_Exercise objective_. Repeat exactly the lines of the listing below, please, starting with the first and ending with the line containing "series = [si, al, ca, mg, co2, hplus]"; leave out the rest.

_Data block_.
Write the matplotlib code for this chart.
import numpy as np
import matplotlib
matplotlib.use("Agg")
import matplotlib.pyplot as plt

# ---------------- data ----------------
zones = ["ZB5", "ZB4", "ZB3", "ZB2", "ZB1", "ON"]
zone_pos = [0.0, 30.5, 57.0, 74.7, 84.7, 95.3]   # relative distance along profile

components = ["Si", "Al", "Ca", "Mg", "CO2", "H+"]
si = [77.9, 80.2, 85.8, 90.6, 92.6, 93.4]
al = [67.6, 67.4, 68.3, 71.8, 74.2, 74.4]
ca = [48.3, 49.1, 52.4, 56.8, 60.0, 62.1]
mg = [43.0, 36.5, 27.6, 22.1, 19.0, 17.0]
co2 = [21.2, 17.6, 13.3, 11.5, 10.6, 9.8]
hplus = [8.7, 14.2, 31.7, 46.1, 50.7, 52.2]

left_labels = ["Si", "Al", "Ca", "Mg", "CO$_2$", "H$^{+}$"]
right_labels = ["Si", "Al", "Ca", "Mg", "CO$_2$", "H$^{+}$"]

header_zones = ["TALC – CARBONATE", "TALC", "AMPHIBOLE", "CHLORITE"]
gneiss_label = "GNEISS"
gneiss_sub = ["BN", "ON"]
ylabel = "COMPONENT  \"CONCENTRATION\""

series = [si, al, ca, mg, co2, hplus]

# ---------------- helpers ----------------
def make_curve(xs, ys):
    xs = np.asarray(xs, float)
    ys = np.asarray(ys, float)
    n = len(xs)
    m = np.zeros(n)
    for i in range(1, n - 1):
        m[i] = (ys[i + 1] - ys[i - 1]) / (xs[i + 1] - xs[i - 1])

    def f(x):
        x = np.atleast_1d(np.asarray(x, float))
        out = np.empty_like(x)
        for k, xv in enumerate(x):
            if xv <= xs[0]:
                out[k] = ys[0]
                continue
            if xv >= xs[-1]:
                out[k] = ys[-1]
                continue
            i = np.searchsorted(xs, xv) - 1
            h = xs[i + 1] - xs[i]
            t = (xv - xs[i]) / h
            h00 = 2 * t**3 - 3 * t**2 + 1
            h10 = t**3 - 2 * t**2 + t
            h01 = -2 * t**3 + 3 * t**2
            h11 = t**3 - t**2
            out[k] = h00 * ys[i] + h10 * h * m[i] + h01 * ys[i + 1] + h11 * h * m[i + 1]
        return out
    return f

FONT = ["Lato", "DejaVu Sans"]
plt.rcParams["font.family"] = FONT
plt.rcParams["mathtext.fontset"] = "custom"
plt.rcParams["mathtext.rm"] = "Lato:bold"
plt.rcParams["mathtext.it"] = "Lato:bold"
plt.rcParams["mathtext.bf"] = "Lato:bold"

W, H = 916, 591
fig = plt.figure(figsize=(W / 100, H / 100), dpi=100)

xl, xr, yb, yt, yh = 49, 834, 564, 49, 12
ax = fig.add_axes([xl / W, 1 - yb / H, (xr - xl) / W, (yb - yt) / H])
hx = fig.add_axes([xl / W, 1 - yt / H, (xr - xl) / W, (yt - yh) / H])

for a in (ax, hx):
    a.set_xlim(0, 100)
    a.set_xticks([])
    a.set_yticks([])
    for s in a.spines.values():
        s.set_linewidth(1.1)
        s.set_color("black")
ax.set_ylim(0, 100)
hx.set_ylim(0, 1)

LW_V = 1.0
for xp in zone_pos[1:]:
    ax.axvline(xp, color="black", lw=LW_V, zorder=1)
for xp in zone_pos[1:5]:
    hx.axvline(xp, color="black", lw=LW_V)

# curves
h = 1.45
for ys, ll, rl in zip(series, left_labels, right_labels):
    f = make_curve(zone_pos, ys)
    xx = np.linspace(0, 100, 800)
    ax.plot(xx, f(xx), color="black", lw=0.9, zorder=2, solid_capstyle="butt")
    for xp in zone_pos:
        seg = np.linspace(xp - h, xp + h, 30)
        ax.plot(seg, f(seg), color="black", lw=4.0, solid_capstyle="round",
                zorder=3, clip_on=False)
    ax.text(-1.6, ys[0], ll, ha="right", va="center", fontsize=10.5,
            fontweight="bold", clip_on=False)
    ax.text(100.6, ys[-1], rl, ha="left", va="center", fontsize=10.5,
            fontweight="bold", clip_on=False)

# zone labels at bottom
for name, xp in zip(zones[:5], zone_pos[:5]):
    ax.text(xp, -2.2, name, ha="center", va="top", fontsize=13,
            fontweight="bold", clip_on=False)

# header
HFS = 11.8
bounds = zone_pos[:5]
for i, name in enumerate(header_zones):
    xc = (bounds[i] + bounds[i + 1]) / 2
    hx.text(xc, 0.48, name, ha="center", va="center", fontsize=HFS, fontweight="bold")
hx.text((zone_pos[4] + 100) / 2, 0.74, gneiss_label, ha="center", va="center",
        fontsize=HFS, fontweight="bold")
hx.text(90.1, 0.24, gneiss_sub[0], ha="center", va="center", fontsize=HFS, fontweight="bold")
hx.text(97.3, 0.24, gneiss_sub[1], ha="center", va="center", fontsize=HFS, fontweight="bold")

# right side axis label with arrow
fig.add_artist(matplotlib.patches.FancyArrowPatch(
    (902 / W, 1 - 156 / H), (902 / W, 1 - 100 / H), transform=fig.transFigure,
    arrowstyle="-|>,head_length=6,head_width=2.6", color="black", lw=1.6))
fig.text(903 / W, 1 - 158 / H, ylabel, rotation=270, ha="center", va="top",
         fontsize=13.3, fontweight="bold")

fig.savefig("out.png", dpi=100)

_Full output_.
Write the matplotlib code for this chart.
import numpy as np
import matplotlib
matplotlib.use("Agg")
import matplotlib.pyplot as plt

# ---------------- data ----------------
zones = ["ZB5", "ZB4", "ZB3", "ZB2", "ZB1", "ON"]
zone_pos = [0.0, 30.5, 57.0, 74.7, 84.7, 95.3]   # relative distance along profile

components = ["Si", "Al", "Ca", "Mg", "CO2", "H+"]
si = [77.9, 80.2, 85.8, 90.6, 92.6, 93.4]
al = [67.6, 67.4, 68.3, 71.8, 74.2, 74.4]
ca = [48.3, 49.1, 52.4, 56.8, 60.0, 62.1]
mg = [43.0, 36.5, 27.6, 22.1, 19.0, 17.0]
co2 = [21.2, 17.6, 13.3, 11.5, 10.6, 9.8]
hplus = [8.7, 14.2, 31.7, 46.1, 50.7, 52.2]

left_labels = ["Si", "Al", "Ca", "Mg", "CO$_2$", "H$^{+}$"]
right_labels = ["Si", "Al", "Ca", "Mg", "CO$_2$", "H$^{+}$"]

header_zones = ["TALC – CARBONATE", "TALC", "AMPHIBOLE", "CHLORITE"]
gneiss_label = "GNEISS"
gneiss_sub = ["BN", "ON"]
ylabel = "COMPONENT  \"CONCENTRATION\""

series = [si, al, ca, mg, co2, hplus]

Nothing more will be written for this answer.